Nelle regioni del nord Africa è in corso una rivolta popolare per la conquista della democrazia. Questo moto spontaneo è reso drammatico da azioni violente dei regimi autoritari: la più grave e spietata è la repressione sanguinosa compiuta dal regime libico, nel tentativo di sopravvivere e macchiandosi di crimini contro l’umanità. Il discorso che Gheddafi ha pronunciato nei giorni scorsi in tv conferma la natura del dittatore, del suo regime e aumenta le preoccupazioni del mondo civile. Queste azioni di lotta collettiva, apparentemente improvvise, in realtà sono il frutto di un processo di maturazione dei principi e dei valori della democrazia che ha segnato quei popoli, soprattutto i giovani con un elevato livello d’istruzione e gli immigrati di ritorno da esperienze all’estero, in paesi democratici. Chi ha potuto vivere e osservare l’organizzazione della società nelle principali democrazie del mondo riporta nel proprio paese un fermento che alimenta il desiderio della libertà, del diritto di rappresentanza, della giustizia. Si tratta di una declinazione pacifica e culturale – quella giusta – del concetto di esportazione della democrazia, molto diversa da quella armata teorizzata dall’amministrazione Bush e condivisa supinamente dalla destra italiana.

La stessa destra invece, a proposito di quanto sta avvenendo in Libia, si è espressa in questi termini con il ministro degli Esteri Frattini: «l’Europa non deve esportare la democrazia. Non dobbiamo dire, questo è il nostro modello europeo, prendetelo. Non sarebbe rispettoso dell’indipendenza del popolo». La pretesa di imporre un modello di democrazia calato dall’alto fu alla base della guerra in Iraq condotta dagli Stati Uniti e supportata dal governo Berlusconi. Oggi che si tratta di sostenere un processo di liberazione sostenuto da quei popoli, consolidatosi nei paesi del Maghreb, l’Italia e l’Europa si stanno dimostrando assenti e incapaci di svolgere un ruolo autorevole. In base alla nostra collocazione geopolitica e alla nostra vocazione storica, avremmo dovuto agire noi con l’Europa e per l’Europa.

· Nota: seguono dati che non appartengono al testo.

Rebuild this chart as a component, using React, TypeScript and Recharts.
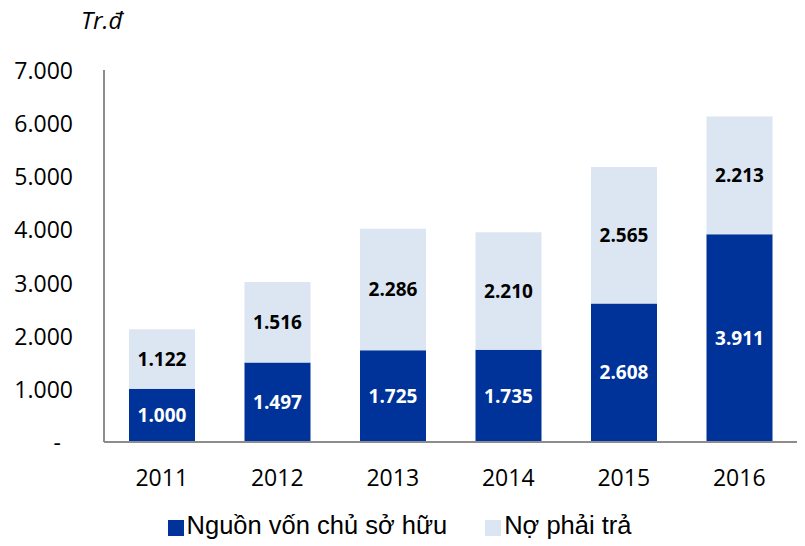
import { Bar, BarChart, LabelList, Legend, XAxis, YAxis } from "recharts";

const YEARS = ["2011", "2012", "2013", "2014", "2015", "2016"];
const EQUITY = [1000, 1497, 1725, 1735, 2608, 3911];
const LIABILITIES = [1122, 1516, 2286, 2210, 2565, 2213];
const Y_TICKS = [0, 1000, 2000, 3000, 4000, 5000, 6000, 7000];

const DARK = "#003399";
const LIGHT = "#dce6f2";
const AXIS = "#8c8c8c";
const TICK_FONT = "'Open Sans', sans-serif";

const data = YEARS.map((year, i) => ({
  year,
  equity: EQUITY[i],
  debt: LIABILITIES[i],
}));

// 1234 -> "1.234", 0 -> "-"
const fmt = (n: number) =>
  n === 0 ? "-" : String(Math.round(n)).replace(/\B(?=(\d{3})+(?!\d))/g, ".");

function YTick({ x, y, payload }: any) {
  const v = payload.value as number;
  return (
    <text
      x={v === 0 ? x - 43 : x - 31}
      y={y}
      textAnchor="end"
      dominantBaseline="central"
      fontFamily={TICK_FONT}
      fontSize={23}
      fill="#000"
    >
      {fmt(v)}
    </text>
  );
}

function XTick({ x, y, payload }: any) {
  return (
    <text
      x={x}
      y={y + 35}
      textAnchor="middle"
      dominantBaseline="central"
      fontFamily={TICK_FONT}
      fontSize={23}
      fill="#000"
    >
      {payload.value}
    </text>
  );
}

function LegendBox() {
  const items = [
    { name: "Nguồn vốn chủ sở hữu", color: DARK },
    { name: "Nợ phải trả", color: LIGHT },
  ];
  return (
    <div
      style={{
        display: "flex",
        justifyContent: "center",
        alignItems: "center",
        gap: 38,
        height: 40,
        paddingRight: 6,
        fontFamily: "'Liberation Sans', Arial, sans-serif",
        fontSize: 25.5,
        color: "#000",
      }}
    >
      {items.map((it) => (
        <div key={it.name} style={{ display: "flex", alignItems: "center" }}>
          <span
            style={{
              display: "inline-block",
              width: 16,
              height: 16,
              background: it.color,
              marginRight: 3,
              marginTop: 5,
            }}
          />
          <span>{it.name}</span>
        </div>
      ))}
    </div>
  );
}

export default function App() {
  return (
    <div style={{ position: "absolute", left: 0, top: 0, width: 805, height: 546, background: "#fff" }}>
      <div
        style={{
          position: "absolute",
          left: 81,
          top: 3,
          fontFamily: TICK_FONT,
          fontStyle: "italic",
          fontSize: 24,
          color: "#000",
        }}
      >
        Tr.đ
      </div>
      <BarChart
        width={805}
        height={546}
        data={data}
        margin={{ top: 70, right: 8, bottom: 0, left: 0 }}
        barSize={66}
      >
        <YAxis
          width={104}
          domain={[0, 7000]}
          ticks={Y_TICKS}
          interval={0}
          tickLine={false}
          tickSize={0}
          tickMargin={0}
          axisLine={{ stroke: AXIS, strokeWidth: 2 }}
          tick={<YTick />}
        />
        <XAxis
          dataKey="year"
          height={64}
          tickLine={false}
          tickSize={0}
          tickMargin={0}
          axisLine={{ stroke: AXIS, strokeWidth: 2 }}
          tick={<XTick />}
        />
        <Legend
          verticalAlign="bottom"
          content={<LegendBox />}
          wrapperStyle={{ top: 505, left: 0, width: 805, height: 40 }}
        />
        <Bar dataKey="equity" name="Nguồn vốn chủ sở hữu" stackId="a" fill={DARK} isAnimationActive={false}>
          <LabelList
            dataKey="equity"
            position="center"
            formatter={(v: any) => fmt(Number(v))}
            fill="#fff"
            fontFamily={TICK_FONT}
            fontWeight="bold"
            fontSize={19}
          />
        </Bar>
        <Bar dataKey="debt" name="Nợ phải trả" stackId="a" fill={LIGHT} isAnimationActive={false}>
          <LabelList
            dataKey="debt"
            position="center"
            formatter={(v: any) => fmt(Number(v))}
            fill="#000"
            fontFamily={TICK_FONT}
            fontWeight="bold"
            fontSize={19}
          />
        </Bar>
      </BarChart>
    </div>
  );
}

Invece, mentre in Libia il regime compie stragi di civili, Berlusconi si limita a una tardiva condanna delle violenze, dopo aver prima annunciato che non si sentiva di «disturbare» Gheddafi. É tutto quello che può dare una politica estera, boriosa e misera, come quella di Berlusconi, la politichetta delle pacche sulle spalle, dei sorrisi stereotipati per immagini rassicuranti; quella basata non sulle relazioni diplomatiche con i soggetti protagonisti ma sulle “amicizie private” con Putin e Gheddafi. Questi rapporti preferenziali sono stati accompagnati non solo da contorni folcloristici, se non grotteschi, ma anche dal sospetto, venuto da importanti paesi occidentali, di commistioni d’affari da parte del Presidente del Consiglio. Un quadro simile umilia la storia e la tradizione della diplomazia italiana e compromette la necessaria autorevolezza richiestaci nell’area del mediterraneo.

Anche se in ritardo, è necessario che l’Italia e l’Europa facciano tutto quanto è nelle loro possibilità per far cessare immediatamente le violenze e per sostenere il processo democratico in Libia e negli altri paesi del Nord Africa. Le lotte di questi giorni smentiscono le profezie di quanti – per interesse e dogmatismo – sancivano l’inconciliabilità tra Islam e democrazia. Una fase nuova è possibile: se si realizzerà compiutamente, cambierà i rapporti tra i popoli e contribuirà a individuare percorsi di cooperazione e di pace. É interesse dell’Italia e dell’Europa schierarsi apertamente per questo esito. Sono al tramonto regimi di finta democrazia, di repressione dei diritti umani e delle libertà, troppo spesso sostenuti dall’Occidente: sono i popoli arabi del Nord Africa i nostri interlocutori per costruire un futuro positivo.